Через день или два я опять оказался в храме; теперь привратник встречал меня как старого знакомого. И снова лицо Будды вызвало во мне нечто такое, чего я не мог ни понять, ни выразить. Я собирался выяснить подробности истории Будды с сапфировыми глазами. Но вышло так, что вскоре мне пришлось вернуться в Индию; потом началась война, и лицо Будды осталось вдали от меня – нас разделила пучина человеческого безумия.
Несомненно одно: этот Будда – исключительное произведение искусства.
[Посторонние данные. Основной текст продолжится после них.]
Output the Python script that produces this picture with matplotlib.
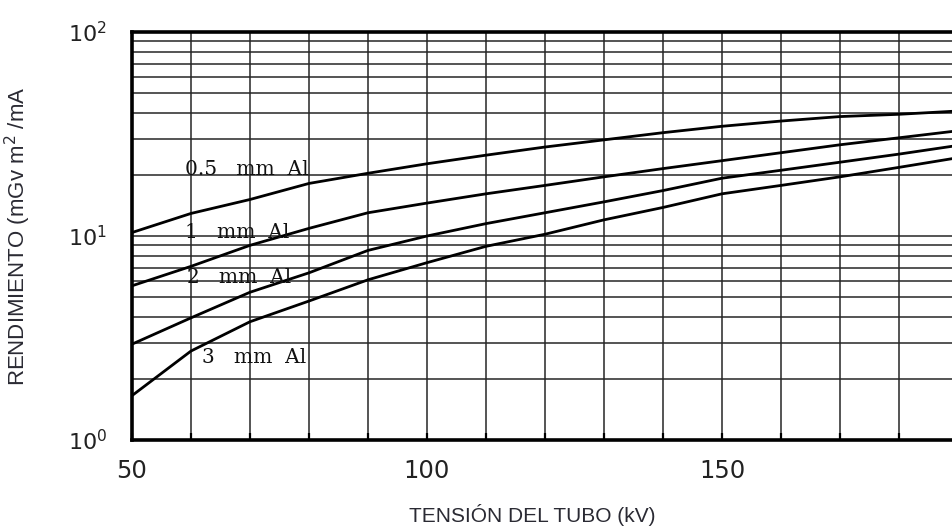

Я не знаю ни одной работы христианского искусства, которая стоит на том же уровне, что и Будда с сапфировыми глазами, иначе говоря, которая выражает идею христианства с такой же полнотой, с какой лицо Будды выражает идею буддизма. Понять его лицо – значит, понять буддизм.
И нет нужды читать толстые тома по буддизму, беседовать с профессорами восточных религий или с учеными бхикшу. Нужно прийти сюда, стать перед Буддой – и пусть взор его синих глаз проникнет в вашу душу. Тогда вы поймете, что такое буддизм.
Часто, когда я думаю о Будде с сапфировыми глазами, я вспоминаю другое лицо, лицо сфинкса, взгляд его глаз, не замечающий вас. Это два совершенно разных лица; но в них есть нечто общее: оба говорят о другой жизни, о сознании, намного превосходящем обычное человеческое сознание. Вот почему у нас нет слов, чтобы их описать. Мы не знаем, когда, кем, с какой целью были созданы эти лица, но они говорят нам о подлинном бытии, о реальной жизни, – а также о том, что есть люди, которые что-то знают об этой жизни и могут передать нам свое знание при помощи магии искусства!
1914
Это было мое последнее лето в Индии. Уже начинался сезон дождей, когда я выехал из Бомбея в Агру и Дели. За несколько недель до отъезда я собирал и читал все, что мог найти, об Агре, о дворце Великих Моголов и о Тадж-Махале, знаменитом мавзолее царицы, умершей в начале XVI века.
Но все, что я прочел тогда и читал раньше, оставило во мне какое-то неопределенное чувство: как будто бы все, кто брался описать Агру и Тадж-Махал, упустили что-то самое важное.
Ни романтическая история Тадж-Махала, ни красота его архитектуры, ни роскошь и богатство убранства и орнаментов не могли объяснить мне впечатление сказочной нереальности, чего-то прекрасного, но бесконечно далекого от жизни, впечатление, которое угадывалось за всеми описаниями, но которое никто не сумел объяснить или облечь в слова. Казалось, здесь скрыта какая-то тайна. У Тадж-Махала есть некий секрет, который чувствуют все, но никто не может дать ему истолкования.
Фотографии ни о чем мне не говорили. Крупное массивное здание с четырьмя высокими тонкими минаретами, по одному на каждом углу. Во все этом я не видел никакой особенной красоты, скорее уж нечто незавершенное. И эти четыре минарета, стоящие отдельно, словно четыре свечи по углам стола, выглядели как-то странно, почти неприятно.